Needless to say I made it to my hotel, just shy of $50 poorer, and dropped my luggage in the room before heading back to the lounge for a nightcap and to read. I enjoy that, both the lounge and the reading, and find it a comforting way to end the day.

So that’s where I end it, blogging myself into sleep, listening to the cacophony of traffic whizzing by my room window. Almost like being there as the saying goes. Interesting that my room window is basically at freeway level, and I’m on the 4th floor. I’ve asked for an upgrade and am led to believe that may be possible tomorrow. I wait with bated breath.

Patience my son, patience

I’m recognizing my impatience in a number of circumstances lately and I need to determine if it is the particular circumstances and/or person involved, or is it me over-reacting to the situation?  I will need to do some real soul searching.  Mostly this seems to occur with my wife, and I certainly don’t want to beat her up, because I think that kind of reaction is what contributed to this in the first place.  I think even she would agree she had some esteem issues, and my commenting or trying to fix whatever is causing me frustration will likely not make it any better.

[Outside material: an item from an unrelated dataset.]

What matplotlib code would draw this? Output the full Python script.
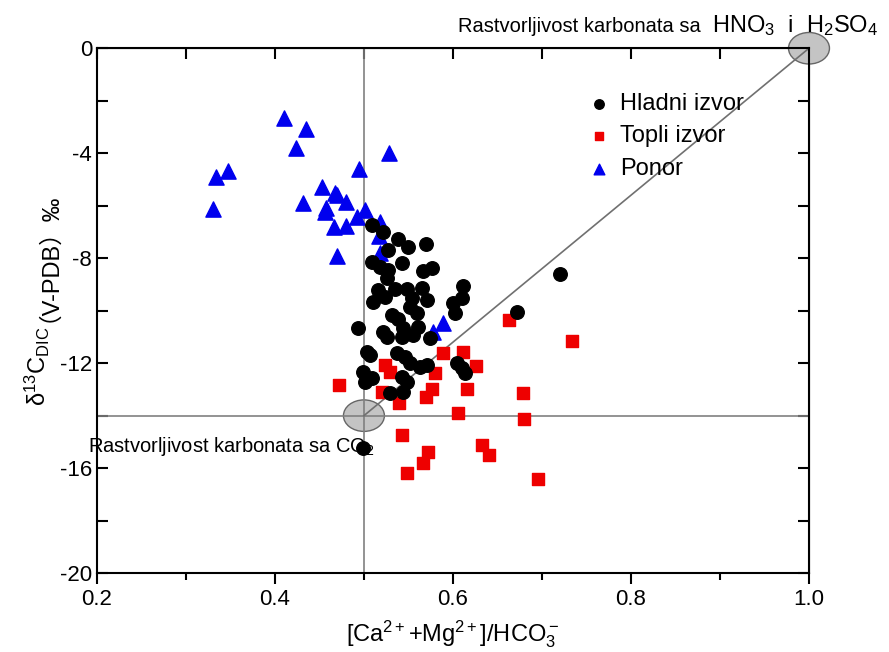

In this particular case we went for a bike ride, supposedly a relaxing event.  She was all keyed up with some work issues and frequently commented on how stressed she was, and how riding the bike was stressful (she relates it to a previous motorcycle accident we had), and how the bumpy dirt road caused her stress, etc..  It just was a bit overkill in my miind, but I said nothing and tried to be supportive.  I don’t know if I did that part well, or if she noticed. Of course all this happens when we are trying to get ready for camping too, which we (hopefully) leave for tonight.

So the bottom line is whether I can help her in any way, without feeding her anxiety.  Can I deter her from being as dramatic?  Is it just me.

I do know that one of the characteristics of Xi or giftedness is an impatience with others, I certainly am seeing that.

Overwhelmed

The last number of days have been pulling me down. Many issues with my father’s care are demanding time and energy, energy I want to expend toward my own mental health. I chose the word “want” because that’s the choice I feel is warranted. I “want” to be there for my Dad too, but it’s beginning to be unhealthy for me, my frustration and my bitterness is growing toward him. I can understand how children with elderly parents living with them can be driven to do things they never thought they could. I don’t condone nor approve, nor do I think it is in any way good or normal, I can just see how the bubble can grow until it ruptures. That in itself makes me sad.

Dad again

Well Dad’s had his assessment and it sounds like he’s a good candidate for assisted living.  I think we are well on our way to having him move closer to us, soon I hope, but there are still a few hurdles that need to be crossed.  The current one is getting his current tax info.  He can’t remember if/when he’s had it done though and that is making the task a little more difficult.  We will persevere though, these are not tasks that are impossible only challenging, especially from a distance.

The whole situation causes me to have many emotions though, frustration is a big one, along with sadness, grief over loss, anxiety, and some optimism of all things.  Hope that he will make it long enough to come live near us, and in a small way I just want it all to end.  It makes me tired and stressed.

Frustrated, Trying to teach

So Mo is very overwhelmed today, she has a new/additional job and it is causing her a lot of stress, and her learning curve is very steep.  She has asked me for some help on the computer and I have offered suggestions however she is so stressed she is having a hard time hearing me.  Yes, it’s true that the way I am communicating is possibly not effective, or it is too much information in a short period of time.  It is also frustrating for me.

I find this occurs frequently and although it’s been said to me many times that I should be a teacher I often feel a similar frustration in trying to maintain my patience when teaching things to people.  I’m sure it’s a problem primarily when trying to explain something to family, and worse the closer they are.  I just wish I knew why.